#### What is asked:
Will you write out the data exactly, excluding every picture?

------ Data provided

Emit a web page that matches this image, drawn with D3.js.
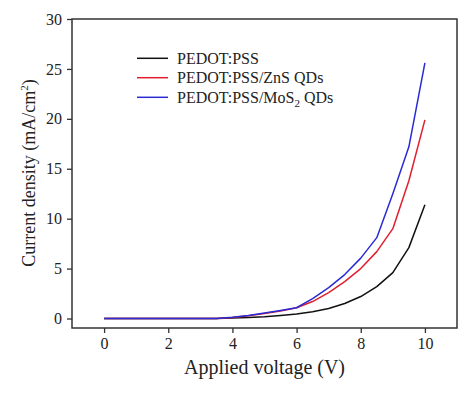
<!DOCTYPE html>
<html><head><meta charset="utf-8">
<script src="https://cdn.jsdelivr.net/npm/d3@7"></script>
<style>body{margin:0;background:#fff}svg{display:block}text{font-family:"Liberation Serif","Times New Roman",serif;fill:#222}</style>
</head><body><svg id="c" width="474" height="396"></svg>
<script>
const voltage = [0,0.5,1,1.5,2,2.5,3,3.5,4,4.5,5,5.5,6,6.5,7,7.5,8,8.5,9,9.5,10];
const pedot   = [0,0,0,0,0,0,0,0,0.05,0.1,0.18,0.3,0.45,0.68,1.0,1.5,2.2,3.2,4.6,7.1,11.4];
const znsQDs  = [0,0,0,0,0,0,0,0,0.1,0.28,0.5,0.75,1.08,1.7,2.6,3.7,5.0,6.7,9.0,13.8,19.9];
const mos2QDs = [0,0,0,0,0,0,0,0,0.12,0.3,0.55,0.8,1.08,2.0,3.1,4.4,6.05,8.1,12.5,17.2,25.6];
const seriesNames = ["PEDOT:PSS","PEDOT:PSS/ZnS QDs","PEDOT:PSS/MoS2 QDs"];
const seriesColors = ["#111111","#e0202e","#2b2bd6"];
const xTicks = [0,2,4,6,8,10];
const yTicks = [0,5,10,15,20,25,30];

const svg = d3.select("#c");
const L=72,R=457,T=19,B=328;
const x = d3.scaleLinear().domain([-1,11]).range([L,R]);
const y = d3.scaleLinear().domain([-0.95,30]).range([B,T]);
const axisColor="#333";

const all=[pedot,znsQDs,mos2QDs];
const line=d3.line().x((d,i)=>x(voltage[i])).y(d=>y(d));
all.forEach((s,k)=>{
  svg.append("path").datum(s).attr("d",line).attr("fill","none")
    .attr("stroke",seriesColors[k]).attr("stroke-width",1.5).attr("stroke-linejoin","round");
});

svg.append("rect").attr("x",L).attr("y",T).attr("width",R-L).attr("height",B-T)
  .attr("fill","none").attr("stroke",axisColor).attr("stroke-width",1.5);

const gx=svg.append("g").attr("transform",`translate(0,${B})`);
gx.call(d3.axisBottom(x).tickValues(d3.range(-1,11.01,1)).tickSize(3).tickFormat(""))
gx.call(d3.axisBottom(x).tickValues(xTicks).tickSize(5).tickPadding(5).tickFormat(d3.format("d")));
gx.selectAll(".domain").remove();
gx.selectAll("line").attr("stroke",axisColor).attr("stroke-width",1.3);
gx.selectAll("text").attr("font-size",16).style("font-family","Liberation Serif").attr("fill","#222");

const gy=svg.append("g").attr("transform",`translate(${L},0)`);
gy.call(d3.axisLeft(y).tickValues(d3.range(0,30.01,2.5)).tickSize(3).tickFormat(""));
gy.call(d3.axisLeft(y).tickValues(yTicks).tickSize(5).tickPadding(5).tickFormat(d3.format("d")));
gy.selectAll(".domain").remove();
gy.selectAll("line").attr("stroke",axisColor).attr("stroke-width",1.3);
gy.selectAll("text").attr("font-size",16).style("font-family","Liberation Serif").attr("fill","#222");

svg.append("text").attr("x",(L+R)/2).attr("y",374).attr("text-anchor","middle")
  .attr("font-size",20).text("Applied voltage (V)");

const yl=svg.append("text").attr("transform","translate(35,173) rotate(-90)")
  .attr("text-anchor","middle").attr("font-size",18);
yl.append("tspan").text("Current density (mA/cm");
yl.append("tspan").attr("font-size",11).attr("dy",-7).text("2");
yl.append("tspan").attr("dy",7).text(")");

const ly=[58.3,77.7,97.3];
seriesNames.forEach((n,k)=>{
  svg.append("line").attr("x1",137).attr("x2",168).attr("y1",ly[k]).attr("y2",ly[k])
    .attr("stroke",seriesColors[k]).attr("stroke-width",1.5);
  const t=svg.append("text").attr("x",177).attr("y",ly[k]+5.5).attr("font-size",16);
  if(n.includes("MoS2")){
    t.append("tspan").text("PEDOT:PSS/MoS");
    t.append("tspan").attr("font-size",11).attr("dy",4).text("2");
    t.append("tspan").attr("dy",-4).text(" QDs");
  } else t.text(n);
});
</script></body></html>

------------

#### Exercise output:
Emit a web page that matches this image, drawn with D3.js.
<!DOCTYPE html>
<html><head><meta charset="utf-8">
<script src="https://cdn.jsdelivr.net/npm/d3@7"></script>
<style>body{margin:0;background:#fff}svg{display:block}text{font-family:"Liberation Serif","Times New Roman",serif;fill:#222}</style>
</head><body><svg id="c" width="474" height="396"></svg>
<script>
const voltage = [0,0.5,1,1.5,2,2.5,3,3.5,4,4.5,5,5.5,6,6.5,7,7.5,8,8.5,9,9.5,10];
const pedot   = [0,0,0,0,0,0,0,0,0.05,0.1,0.18,0.3,0.45,0.68,1.0,1.5,2.2,3.2,4.6,7.1,11.4];
const znsQDs  = [0,0,0,0,0,0,0,0,0.1,0.28,0.5,0.75,1.08,1.7,2.6,3.7,5.0,6.7,9.0,13.8,19.9];
const mos2QDs = [0,0,0,0,0,0,0,0,0.12,0.3,0.55,0.8,1.08,2.0,3.1,4.4,6.05,8.1,12.5,17.2,25.6];
const seriesNames = ["PEDOT:PSS","PEDOT:PSS/ZnS QDs","PEDOT:PSS/MoS2 QDs"];
const seriesColors = ["#111111","#e0202e","#2b2bd6"];
const xTicks = [0,2,4,6,8,10];
const yTicks = [0,5,10,15,20,25,30];

const svg = d3.select("#c");
const L=72,R=457,T=19,B=328;
const x = d3.scaleLinear().domain([-1,11]).range([L,R]);
const y = d3.scaleLinear().domain([-0.95,30]).range([B,T]);
const axisColor="#333";

const all=[pedot,znsQDs,mos2QDs];
const line=d3.line().x((d,i)=>x(voltage[i])).y(d=>y(d));
all.forEach((s,k)=>{
  svg.append("path").datum(s).attr("d",line).attr("fill","none")
    .attr("stroke",seriesColors[k]).attr("stroke-width",1.5).attr("stroke-linejoin","round");
});

svg.append("rect").attr("x",L).attr("y",T).attr("width",R-L).attr("height",B-T)
  .attr("fill","none").attr("stroke",axisColor).attr("stroke-width",1.5);

const gx=svg.append("g").attr("transform",`translate(0,${B})`);
gx.call(d3.axisBottom(x).tickValues(d3.range(-1,11.01,1)).tickSize(3).tickFormat(""))
gx.call(d3.axisBottom(x).tickValues(xTicks).tickSize(5).tickPadding(5).tickFormat(d3.format("d")));
gx.selectAll(".domain").remove();
gx.selectAll("line").attr("stroke",axisColor).attr("stroke-width",1.3);
gx.selectAll("text").attr("font-size",16).style("font-family","Liberation Serif").attr("fill","#222");

const gy=svg.append("g").attr("transform",`translate(${L},0)`);
gy.call(d3.axisLeft(y).tickValues(d3.range(0,30.01,2.5)).tickSize(3).tickFormat(""));
gy.call(d3.axisLeft(y).tickValues(yTicks).tickSize(5).tickPadding(5).tickFormat(d3.format("d")));
gy.selectAll(".domain").remove();
gy.selectAll("line").attr("stroke",axisColor).attr("stroke-width",1.3);
gy.selectAll("text").attr("font-size",16).style("font-family","Liberation Serif").attr("fill","#222");

svg.append("text").attr("x",(L+R)/2).attr("y",374).attr("text-anchor","middle")
  .attr("font-size",20).text("Applied voltage (V)");

const yl=svg.append("text").attr("transform","translate(35,173) rotate(-90)")
  .attr("text-anchor","middle").attr("font-size",18);
yl.append("tspan").text("Current density (mA/cm");
yl.append("tspan").attr("font-size",11).attr("dy",-7).text("2");
yl.append("tspan").attr("dy",7).text(")");

const ly=[58.3,77.7,97.3];
seriesNames.forEach((n,k)=>{
  svg.append("line").attr("x1",137).attr("x2",168).attr("y1",ly[k]).attr("y2",ly[k])
    .attr("stroke",seriesColors[k]).attr("stroke-width",1.5);
  const t=svg.append("text").attr("x",177).attr("y",ly[k]+5.5).attr("font-size",16);
  if(n.includes("MoS2")){
    t.append("tspan").text("PEDOT:PSS/MoS");
    t.append("tspan").attr("font-size",11).attr("dy",4).text("2");
    t.append("tspan").attr("dy",-4).text(" QDs");
  } else t.text(n);
});
</script></body></html>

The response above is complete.